I just have a minute here...as I am already running late for the family Christmas. WOOPS!
But I wanted to pop in and wish you a Merry Christmas and share with you a portion of something from today's Advent reading. (This is part of the study I wrote two years ago.) And today - probably more than most Christmases - this is a message I need to hear again. So I share it...for me...and with you.
~ For God did not send his Son into the world to condemn the world, but to save the world through him. ~ John 3:17
God saw.
God Himself, seated on a Heavenly throne, high and exalted, honored by the seraphs and angels, saw.
He saw people, created in His own image, who were desperately in need. The sight was not a new one for Almighty God. Hundreds of years earlier, He had gazed into the Garden of Eden, a perfect paradise He had made for the man Adam, and He saw a need. He saw a man in need of companionship, and He arrived to form a woman to complement, help, and sustain him.
And in every human life that followed the creation of Adam and Eve, God saw need. Never did a need go unmet. The love of the Creator for the creation of His hand caused Him to send rain on the righteous and the unrighteous alike.
As the years went by and the Hand of Heaven provided for the people of earth, God saw the greatest need of all: a Savior. He vowed through the prophet Isaiah that the people walking in darkness would see a great light. A child would be born. A son would be given. But not just any son. His own Son. His only Son.
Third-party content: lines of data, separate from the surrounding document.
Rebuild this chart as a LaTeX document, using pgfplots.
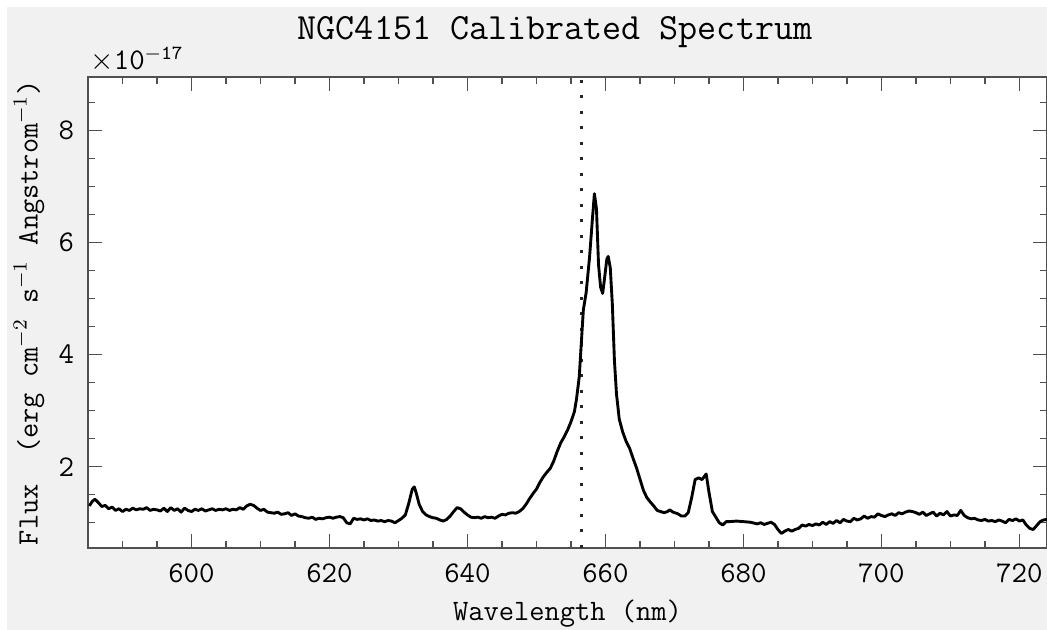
\documentclass[border=0pt]{standalone}
\usepackage{pgfplots}
\pgfplotsset{compat=1.18}
\renewcommand{\familydefault}{\ttdefault}
\definecolor{bggray}{RGB}{241,241,241}
\definecolor{axgray}{RGB}{80,80,80}

\pgfplotstableread{
x y
585.2 1.30
585.6 1.38
586.0 1.42
586.5 1.36
587.0 1.29
587.5 1.31
588.0 1.25
588.5 1.28
589.0 1.22
589.5 1.25
590.0 1.20
590.5 1.24
591.0 1.22
591.5 1.26
592.0 1.23
592.5 1.25
593.0 1.24
593.5 1.27
594.0 1.22
594.5 1.24
595.0 1.23
595.5 1.21
596.0 1.26
596.5 1.20
597.0 1.27
597.5 1.22
598.0 1.25
598.5 1.19
599.0 1.26
599.5 1.22
600.0 1.20
600.5 1.24
601.0 1.22
601.5 1.25
602.0 1.21
602.5 1.23
603.0 1.25
603.5 1.22
604.0 1.24
604.5 1.23
605.0 1.25
605.5 1.22
606.0 1.24
606.5 1.23
607.0 1.27
607.5 1.24
608.0 1.30
608.5 1.33
609.0 1.31
609.5 1.26
610.0 1.22
610.5 1.24
611.0 1.19
611.5 1.18
612.0 1.17
612.5 1.19
613.0 1.15
613.5 1.16
614.0 1.18
614.5 1.13
615.0 1.16
615.5 1.12
616.0 1.11
616.5 1.09
617.0 1.08
617.5 1.10
618.0 1.06
618.5 1.08
619.0 1.07
619.5 1.09
620.0 1.10
620.5 1.08
621.0 1.10
621.5 1.11
622.0 1.09
622.5 1.00
623.0 0.98
623.5 1.08
624.0 1.06
624.5 1.07
625.0 1.05
625.5 1.07
626.0 1.04
626.5 1.05
627.0 1.03
627.5 1.04
628.0 1.02
628.5 1.04
629.0 1.03
629.5 1.00
630.0 1.04
630.5 1.08
631.0 1.14
631.5 1.35
632.0 1.60
632.3 1.64
632.6 1.52
633.0 1.33
633.5 1.20
634.0 1.14
634.5 1.11
635.0 1.09
635.5 1.08
636.0 1.05
636.5 1.03
637.0 1.06
637.5 1.12
638.0 1.20
638.5 1.27
639.0 1.25
639.5 1.19
640.0 1.14
640.5 1.10
641.0 1.09
641.5 1.10
642.0 1.08
642.5 1.11
643.0 1.09
643.5 1.10
644.0 1.08
644.5 1.12
645.0 1.15
645.5 1.14
646.0 1.17
646.5 1.18
647.0 1.17
647.5 1.20
648.0 1.25
648.5 1.33
649.0 1.43
649.5 1.52
650.0 1.60
650.5 1.72
651.0 1.82
651.5 1.90
652.0 1.97
652.5 2.10
653.0 2.27
653.5 2.42
654.0 2.53
654.5 2.65
655.0 2.80
655.5 2.98
655.8 3.20
656.2 3.60
656.5 4.20
656.8 4.80
657.2 5.10
657.7 5.74
658.1 6.40
658.4 6.87
658.7 6.60
659.0 5.60
659.3 5.20
659.6 5.09
659.9 5.39
660.2 5.70
660.4 5.75
660.7 5.55
661.0 4.90
661.3 3.90
661.6 3.30
662.0 2.85
662.5 2.62
663.0 2.45
663.5 2.33
664.0 2.15
664.5 1.98
665.0 1.78
665.5 1.58
666.0 1.45
666.5 1.37
667.0 1.30
667.5 1.22
668.0 1.20
668.5 1.18
669.0 1.20
669.3 1.23
669.8 1.19
670.5 1.16
671.0 1.12
671.5 1.12
672.0 1.18
672.5 1.45
673.0 1.77
673.5 1.80
674.0 1.77
674.3 1.82
674.6 1.87
675.0 1.55
675.5 1.20
676.0 1.10
676.5 1.00
677.0 0.96
677.5 1.02
678.0 1.02
679.0 1.03
680.0 1.02
681.0 1.01
682.0 0.98
682.5 1.00
683.0 0.97
684.0 1.01
684.5 0.97
685.0 0.88
685.5 0.81
686.0 0.85
686.5 0.88
687.0 0.85
687.5 0.88
688.0 0.90
688.5 0.96
689.0 0.94
689.5 0.97
690.0 0.95
690.5 0.98
691.0 0.96
691.5 1.01
692.0 0.97
692.5 1.02
693.0 0.99
693.5 1.04
694.0 1.00
694.5 1.06
695.0 1.03
695.5 1.02
696.0 1.08
696.5 1.05
697.0 1.07
697.5 1.12
698.0 1.08
698.5 1.11
699.0 1.10
699.5 1.16
700.0 1.13
700.5 1.11
701.0 1.14
701.5 1.16
702.0 1.13
702.5 1.18
703.0 1.16
703.5 1.19
704.0 1.21
704.5 1.20
705.0 1.18
705.5 1.15
706.0 1.19
706.5 1.13
707.0 1.16
707.5 1.19
708.0 1.12
708.5 1.17
709.0 1.14
709.5 1.20
710.0 1.12
710.5 1.14
711.0 1.13
711.5 1.22
712.0 1.13
712.5 1.09
713.0 1.07
713.5 1.08
714.0 1.05
714.5 1.04
715.0 1.06
715.5 1.03
716.0 1.04
716.5 1.02
717.0 1.05
717.5 1.03
718.0 1.00
718.5 1.06
719.0 1.04
719.5 1.07
720.0 1.03
720.5 1.05
721.0 0.96
721.5 0.90
722.0 0.88
722.5 0.95
723.0 1.02
723.5 1.05
724.0 1.06
}\spectrum

\pgfplotstableread{
x y
656.5 0
656.5 10
}\halpha

\begin{document}
\begin{tikzpicture}
\useasboundingbox (-35.2pt,-32.8pt) rectangle (383.6pt,219.2pt);
\fill[bggray] (-32.4pt,-32.8pt) rectangle (390pt,216.4pt);
\begin{axis}[
  at={(0pt,0pt)}, anchor=south west,
  scale only axis,
  width=383.6pt, height=188.4pt,
  xmin=585, xmax=724,
  ymin=0.55, ymax=8.95,
  xtick={600,620,...,720},
  ytick={2,4,6,8},
  minor xtick={585,590,...,725},
  minor ytick={0.5,1,...,9},
  tick align=inside,
  major tick length=5.6pt,
  minor tick length=2.8pt,
  every tick/.style={axgray, line width=0.5pt},
  axis line style={axgray, line width=0.6pt},
  axis background/.style={fill=white},
  /pgf/number format/assume math mode=true,
  xticklabel style={font=\fontsize{12}{14}\selectfont, anchor=base, yshift=-14pt},
  yticklabel style={font=\fontsize{12}{14}\selectfont, anchor=east, xshift=-2pt},
  scaled y ticks=false,
  title={NGC4151 Calibrated Spectrum},
  title style={font=\fontsize{14.8}{17}\selectfont, at={(axis description cs:0.487,1)}, anchor=base, yshift=9.2pt},
  xlabel={Wavelength (nm)},
  xlabel style={font=\fontsize{11.85}{14}\selectfont, at={(axis description cs:0.5,0)}, anchor=base, yshift=-29pt},
  ylabel={Flux\ \ (erg cm$^{-2}$ s$^{-1}$ Angstrom$^{-1}$)},
  ylabel style={font=\fontsize{11.8}{14}\selectfont, at={(axis description cs:-0.0615,0.5)}, anchor=center},
]
\addplot[black!85, line width=1.2pt, dash pattern=on 1.2pt off 5pt] table[x=x,y=y] {\halpha};
\addplot[black, line width=1.15pt, line join=round] table[x=x,y=y] {\spectrum};
\end{axis}
\node[anchor=base west, inner sep=0pt, font=\fontsize{12}{14}\selectfont] at (0.8pt,191.2pt) {$\times$10\raisebox{4pt}{\fontsize{8}{9}\selectfont$-$17}};
\end{tikzpicture}
\end{document}
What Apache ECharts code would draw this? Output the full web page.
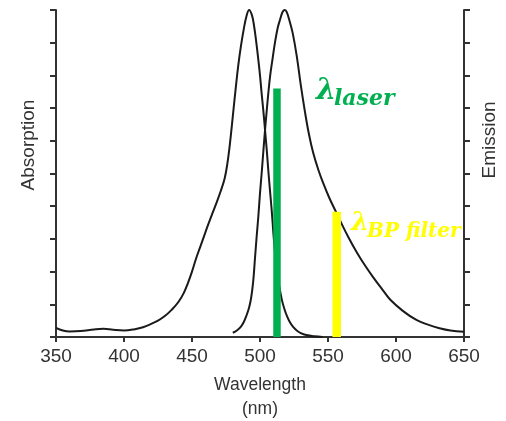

Sitting upon the Throne of Heaven, God saw needs that could only be met by meeting the Savior Himself…
...In His great love, God gave up the One He loved most. His one and only Son. He prepared Jesus for a mission of love and compassion…a mission that would culminate in the ultimate love gift. A life sacrifice that made it possible for us to be called the children of God. He sent Jesus to meet the hurting and to change their lives in gentle tenderness.
And as you celebrate the remembrance of His birth in Bethlehem, you cannot offer back to Him a greater gift than the offering of your own life as a sacrifice. Not in crucifixion, but as a holy and pleasing sacrifice of worship.
This same Savior who arrived to love and touch and bless…wants to be the same Savior to you.
The day of His birth probably wasn’t December 25th. Giant flakes of snow didn’t fall from the sky and carolers didn’t lurk outside the stable door singing songs of good cheer. No hot chocolate with marshmallows and cut out sugar cookies awaited Mary, Joseph, the shepherds, or anyone else. No festively adorned fir tree stood in the corner of the stable, and no brightly-colored gift wrap hid any well-kept secret.
The first Christmas was so very different from the celebrations of this year. But it was no less cause for celebration. Whether it was day or night, hot or cold, a Gift of God came from Heaven’s Halls to bring new life…not just to the arms that welcomed Him that day, but to hearts that would welcome Him for all time forward.
And though none of us were there that first night…and none of us were there for the thirty-some years that followed…we’re not so different from those who met the Savior. And His presence, though not in tangible flesh, is very real…and still His greatest gift.